Gold water stewardship certification for Inghams

Left to right are: Kevin O'Grady Pinnacle Quality, Hudson Cameron manager advanced water treatment Ingham’s, Julia Seddon group manager environment and sustainability, Trevor Rust, plant engineer Inghams' Somerville plant and Michael Spencer Water Stewardship Australia chief executive and global chair of the Alliance for Water Stewardship. .

Inghams Enterprises, a leading Australian and New Zealand integrated poultry producer, has achieved gold level Alliance for Water Stewardship (AWS) certification for one of its major production plants

The Somerville processing plant on the Mornington Peninsula (Victoria) is the first meat processing plant in the world to achieve AWS certification and only the second business ever to achieve a certificate. It is also the first to achieve gold level.

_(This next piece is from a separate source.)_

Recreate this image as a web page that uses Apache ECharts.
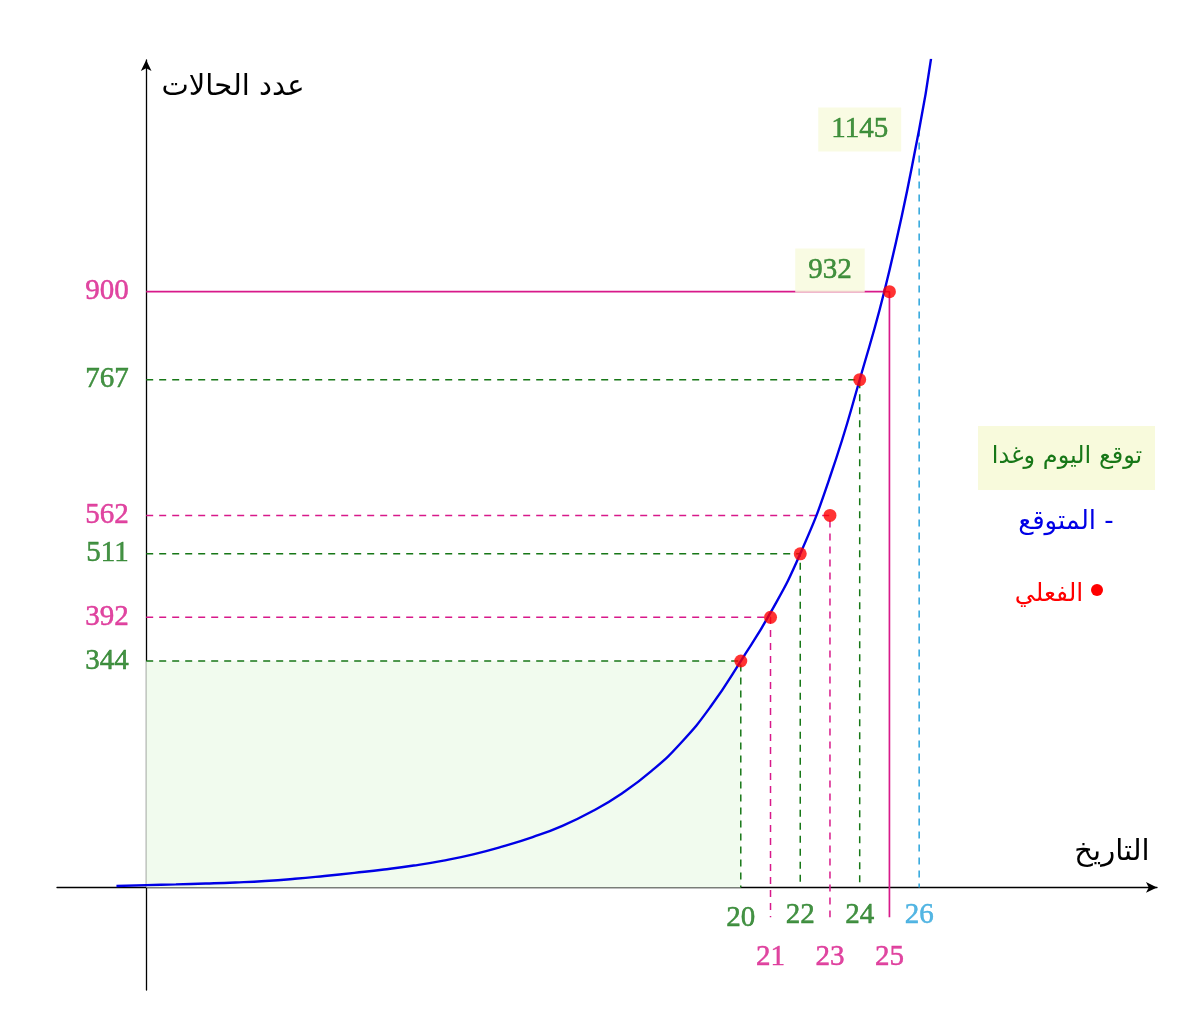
<!DOCTYPE html>
<html>
<head>
<meta charset="utf-8">
<script src="https://cdn.jsdelivr.net/npm/echarts@6/dist/echarts.min.js"></script>
<style>
  html, body { margin: 0; padding: 0; background: #fff; }
  #chart { width: 1200px; height: 1009px; }
</style>
</head>
<body>
<div id="chart"></div>
<script>
// curve (expected cases), one point a day
const curveDays = [-1, 0, 1, 2, 3, 4, 5, 6, 7, 8, 9, 10, 11, 12, 13, 14, 15, 16, 17, 18, 19, 20, 21, 22, 23, 24, 25, 26, 26.4]
const curveCases = [2.2, 3.5, 4.5, 5.8, 7.4, 9.6, 13, 17.3, 22, 27, 33, 40.5, 50, 62, 76, 93, 115, 142, 176, 219, 274, 342, 415, 504, 620, 767, 932, 1145, 1252]

// actual cases (red dots), as placed in the picture, and their printed labels
const actualDays = [20, 21, 22, 23, 24, 25]
const actualCases = [342, 408, 504, 562, 767, 900]
const caseLabels = ['344', '392', '511', '562', '767', '900']

// forecast for today and tomorrow
const forecastDays = [25, 26]
const forecastCases = [932, 1145]

const tickDays = [20, 21, 22, 23, 24, 25, 26]

const GREEN = '#177717'
const MAGENTA = '#d8198a'
const CYAN = '#2aa4dc'
const BLUE = '#0000e6'
const RED = '#ff0000'
const BOX = '#f8fadc'
const NUM_FONT = "'Liberation Serif', serif"
const AR_FONT = "'DejaVu Sans', sans-serif"

const chart = echarts.init(document.getElementById('chart'))

function dayColor (d) {
  if (d === 26) return CYAN
  return d % 2 === 0 ? GREEN : MAGENTA
}

function numLabel (color) {
  return { color: color, textBorderColor: color, textBorderWidth: 0.5 }
}

function handleSetSeries () {
  const series = []

  // shaded block under the first dot, from the y axis to day 20
  series.push({
    type: 'line',
    data: [[0, actualCases[0]], [actualDays[0], actualCases[0]]],
    symbol: 'none',
    lineStyle: { opacity: 0 },
    areaStyle: { color: '#f1fbee', opacity: 1 },
    z: 1,
    silent: true
  })

  // guide lines from the y axis to each dot and down to the date
  actualDays.forEach((d, i) => {
    const v = actualCases[i]
    const green = d % 2 === 0
    const solid = d === 25
    series.push({
      type: 'line',
      data: [[0, v], [d, v], [d, green ? 0 : -45]],
      symbol: 'none',
      lineStyle: {
        color: green ? GREEN : MAGENTA,
        width: solid ? 1.7 : 1.5,
        type: solid ? 'solid' : [7, 6]
      },
      z: 2,
      silent: true
    })
  })

  // tomorrow's forecast, dashed cyan
  series.push({
    type: 'line',
    data: [[forecastDays[1], forecastCases[1]], [forecastDays[1], 0]],
    symbol: 'none',
    lineStyle: { color: CYAN, width: 1.5, type: [7, 6] },
    z: 2,
    silent: true
  })

  // expected curve
  series.push({
    type: 'line',
    data: curveDays.map((d, i) => [d, curveCases[i]]),
    smooth: 0.5,
    symbol: 'none',
    lineStyle: { color: BLUE, width: 2.4 },
    z: 5
  })

  // actual dots
  series.push({
    type: 'scatter',
    data: actualDays.map((d, i) => [d, actualCases[i]]),
    symbolSize: 13,
    itemStyle: { color: RED },
    z: 6
  })

  // y labels
  series.push({
    type: 'scatter',
    data: actualDays.map((d, i) => ({
      value: [0, actualCases[i]],
      label: numLabel(dayColor(d))
    })),
    symbolSize: 1,
    itemStyle: { color: 'transparent' },
    label: {
      show: true,
      position: 'left',
      distance: 17,
      fontFamily: NUM_FONT,
      fontSize: 29,
      formatter: p => caseLabels[p.dataIndex]
    },
    z: 7,
    silent: true
  })

  // x labels, odd days one row lower
  series.push({
    type: 'scatter',
    data: tickDays.map(d => ({
      value: [d, 0],
      label: Object.assign(numLabel(dayColor(d)), {
        distance: d === 20 ? 15 : (d % 2 === 0 ? 12 : 54)
      })
    })),
    symbolSize: 1,
    itemStyle: { color: 'transparent' },
    label: {
      show: true,
      position: 'bottom',
      fontFamily: NUM_FONT,
      fontSize: 29,
      lineHeight: 30,
      formatter: p => p.value[0]
    },
    z: 7,
    silent: true
  })

  // forecast boxes, sitting up-left of the forecast
  series.push({
    type: 'scatter',
    data: forecastDays.map((d, i) => [d - 2, forecastCases[i]]),
    symbolSize: 1,
    itemStyle: { color: 'transparent' },
    label: Object.assign(numLabel(GREEN), {
      show: true,
      position: 'inside',
      fontFamily: NUM_FONT,
      fontSize: 29,
      lineHeight: 30,
      backgroundColor: BOX,
      padding: [7, 13],
      formatter: p => forecastCases[p.dataIndex]
    }),
    z: 10,
    silent: true
  })

  return series
}

function handleSetOption () {
  const axisLine = {
    onZero: true,
    symbol: ['none', 'arrow'],
    symbolSize: [8, 11],
    lineStyle: { color: '#000', width: 1.3 }
  }
  chart.setOption({
    animation: false,
    backgroundColor: '#fff',
    grid: { left: 57, top: 60, width: 1100, height: 930, outerBoundsMode: 'none' },
    xAxis: {
      type: 'value', min: -3, max: 34,
      axisLine: axisLine,
      axisTick: { show: false },
      axisLabel: { show: false },
      splitLine: { show: false }
    },
    yAxis: {
      type: 'value', min: -155, max: 1250,
      axisLine: axisLine,
      axisTick: { show: false },
      axisLabel: { show: false },
      splitLine: { show: false }
    },
    graphic: [
      { type: 'text', style: { text: 'عدد الحالات', x: 233, y: 87, fill: '#000', font: '29px ' + AR_FONT, textAlign: 'center', textVerticalAlign: 'middle' } },
      { type: 'text', style: { text: 'التاريخ', x: 1112, y: 852, fill: '#000', font: '29px ' + AR_FONT, textAlign: 'center', textVerticalAlign: 'middle' } },
      { type: 'rect', shape: { x: 978, y: 426, width: 177, height: 64 }, style: { fill: BOX } },
      { type: 'text', style: { text: 'توقع اليوم وغدا', x: 1067, y: 457, fill: GREEN, font: '24px ' + AR_FONT, textAlign: 'center', textVerticalAlign: 'middle' } },
      { type: 'text', style: { text: 'المتوقع -', x: 1066, y: 522, fill: BLUE, font: '26px ' + AR_FONT, textAlign: 'center', textVerticalAlign: 'middle' } },
      { type: 'text', style: { text: 'الفعلي', x: 1049, y: 594, fill: RED, font: '25px ' + AR_FONT, textAlign: 'center', textVerticalAlign: 'middle' } },
      { type: 'circle', shape: { cx: 1097, cy: 590, r: 6 }, style: { fill: RED } }
    ],
    series: handleSetSeries()
  })
}

handleSetOption()
window.addEventListener('resize', () => chart.resize())
</script>
</body>
</html>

Businesses on every continent around the world are currently gearing up for a tilt at certification, according to Kevin O’Grady of Pinnacle Quality, who was part of the project.

“Inghams had their own reasons to go for full certification. They were not market reasons but a need to demonstrate best practice to regulators and stakeholders who had been critical of their performance in the past.

“The game has now changed completely. Over the course of their water stewardship journey, Inghams has received recognition for its efforts from government (the Australian Prime Minister’s Water Prize) and customers (global leader on water in the McDonald’s Sustainable Supply Chain awards). As a result of this, and the certification, their previous issues have been managed away,” O’Grady says.

The framework is valuable in its own right and there is a self-verification option for two years for those who want to measure themselves or use the framework as a gap analysis. Beyond the third year, self-verification is not possible and the implementer will have to progress to full certification if they wish to continue to declare conformity with the AWS Standard.